I need to set, for example, different colors for points above and below 3 standard deviation of the dataset.

The plot is following:

This is the plot in which i need to change the color of points

Konrad Rudolph
  • 530,221
  • 131
  • 937
  • 1,214
Brietzke
  • 1
  • 1
  • 4
    It's very difficult to know how we can help you without seeing your existing code and a sample of your data. – Allan Cameron Feb 22 '22 at 18:33
  • It's easier to help you if you include a simple [reproducible example](https://stackoverflow.com/questions/5963269/how-to-make-a-great-r-reproducible-example) with sample input and desired output that can be used to test and verify possible solutions. What exactly do you mean by "standard deviation of the dataset". Is one of these variables you are plotting a standard deviation? Is that line you are plotting some sort of fit line and want to indicate points outside the prediction window? – MrFlick Feb 22 '22 at 18:48
  • Please provide enough code so others can better understand or reproduce the problem. – Community Feb 22 '22 at 22:56
  • Thank you for the comments. Sorry, it was my first time writing here, so I will give a reproducible example. – Brietzke Mar 01 '22 at 14:33

1 Answers1

0

Given you didn't give a minimal example, I've used iris dataset to show you how I would do it.

Package

library(dplyr)
library(ggplot2)

Initially, let's find the mean and SD.

# Find mean and SD
iris %>% 
  summarise(mean_Sepal.Width = mean(Sepal.Width),
            sd_Sepal.Width = sd(Sepal.Width))

>  mean_Sepal.Width sd_Sepal.Width
>1         3.057333      0.4358663

Now, I would create a new column with mutate and code if each observation is above or below 3SD WITH case_when.

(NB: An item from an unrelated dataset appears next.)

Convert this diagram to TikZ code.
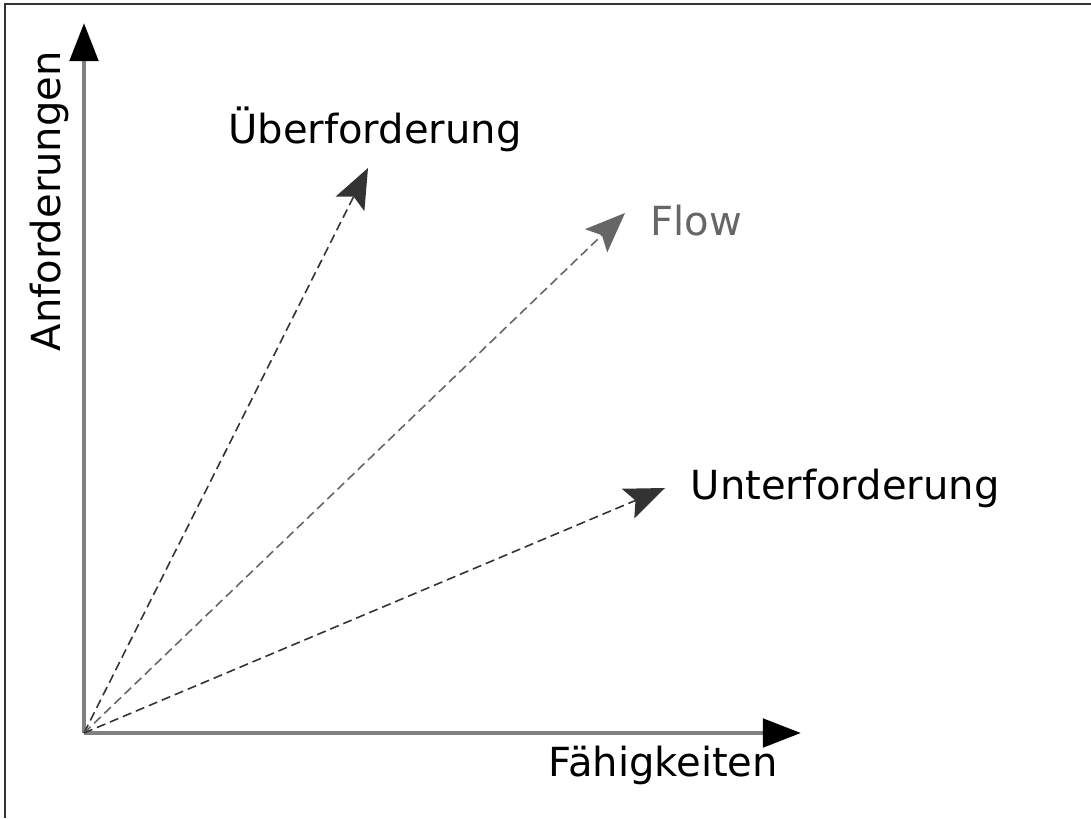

Finally, put color = color_group (the new variable we created) inside aes(), and you are good to go.

Solution 1

iris %>% 
  mutate(color_group = case_when(Sepal.Width >= 3.06+3*.436 ~ "above 3SD",
                                   Sepal.Width <= 3.06-3*.436 ~ "below 3SD",
                                   T ~ "around the mean")) %>% 
  ggplot(aes(x = Sepal.Length, y = Sepal.Width, color = color_group)) + 
  geom_point() 

Solution 2

To automatize the process you can just calculate the mean and SD on the fly inside mutate. Both solutions give the same output.

iris %>% 
  mutate(color_group = case_when(Sepal.Width >= mean(Sepal.Width)+3*sd(Sepal.Width) ~ "above 3SD",
                                   Sepal.Width <= mean(Sepal.Width)-3*sd(Sepal.Width) ~ "below 3SD",
                                   T ~ "around the mean")) %>% 
  as_tibble() %>% 
  ggplot(aes(x = Sepal.Length, y = Sepal.Width, color = color_group)) + 
  geom_point() 

output

In this case, we don't have many outliers, so we don't have many colors. But if we have more outliers, you will see the different colors there.

enter image description here

Ruam Pimentel
  • 1,288
  • 4
  • 16